Addressing the situation with Mosley, Diana adopted a new tactic. Believing David and Sydney would understand her philosophy, she told her furious parents that Mosley had never been faithful to Cimmie. His wife would think nothing of it. What was meant as a consolation hardly seemed appealing to David and Sydney, when she added: ‘I was just another girl he fancied.’47 They hastened to remind their daughter that she was not just ‘another girl’, she was a married woman. Diana understood the permanency of what she was about to do – ‘I looked forward to a long life alone’ – though most sceptics predicted it would last a year, at the most. She naively believed she could continue on as before, seeing her friends and socialising.
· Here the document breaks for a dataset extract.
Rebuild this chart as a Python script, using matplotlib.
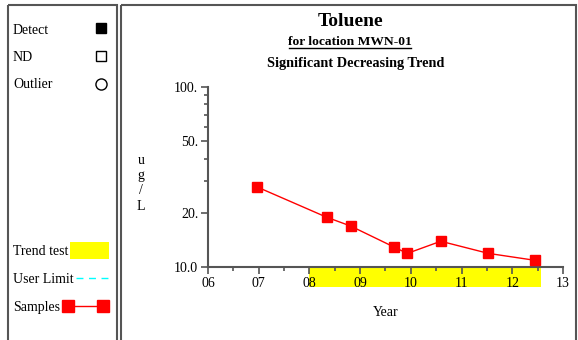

‘I believe you have a much worse time in store for you than you imagine,’ Nancy warned Diana. The anger which David and Sydney had felt, gradually gave way to authority. Given her young age, her two young children and her lack of personal wealth (Bryan was her only source of income), her parents, Tom, Randolph Churchill and Colonel Guinness banded together with the hope of bullying Diana into changing her mind.
If anyone could have understood how Diana felt it would have been her mother. Two years after her marriage to David, Sydney fell out of love with him and considered running away with another man. She packed her bag and was on the verge of leaving when her conscience was pricked by the sight of Nancy, then a baby, up in the nursery. Perhaps she realised the scandal that would have followed and she knew her position in society, as a woman without means to an income, was nil. Abandoning this fancy, Sydney stayed with her husband and soon had a second baby and then another, until she had seven children.
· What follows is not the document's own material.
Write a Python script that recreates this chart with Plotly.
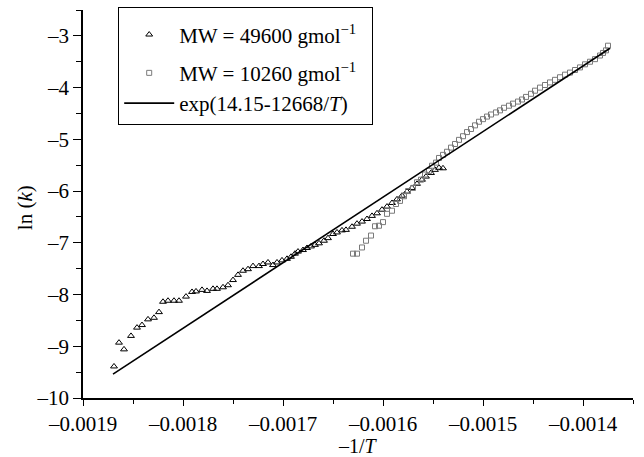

Diana knew if she were to stay with Bryan, the same fate of producing more children would feature in the near future. By succumbing to what everybody else wanted for her, a type of prison Diana thought, she risked incarcerating herself in the role society had chosen for her. ‘It was not surprising that my parents reacted angrily to my rather wild decision to leave Bryan and attach myself to Mosley. I was twenty-two, happily married with two baby boys and a husband the whole family had become fond of.’48
It was a small victory and a testament to her character that Diana did not relent. When Colonel Guinness returned from one of his lengthy voyages, he was horrified by the situation. Once fond of Diana, he abandoned his past feelings towards her in favour of Bryan, whose dignity and wealth he sought to preserve. The familiar topic of hypocrisy did not arise when Colonel Guinness observed the matter in hand. He was no stranger to infidelity, often departing on one of his cruises with a mistress in tow. His most notable mistress, Vera, Lady Broughton, was the unhappy first wife of Jock Broughton, the disgraced member of Kenya’s Happy Valley set, who would later stand trial for the murder of the Earl of Errol in 1941. And, although unofficially confirmed, Colonel Guinness was also rumoured to be the potential father of the actor Alec Guinness, whose mother had ‘slept with the entire crew on Lord Moyne’s yacht’.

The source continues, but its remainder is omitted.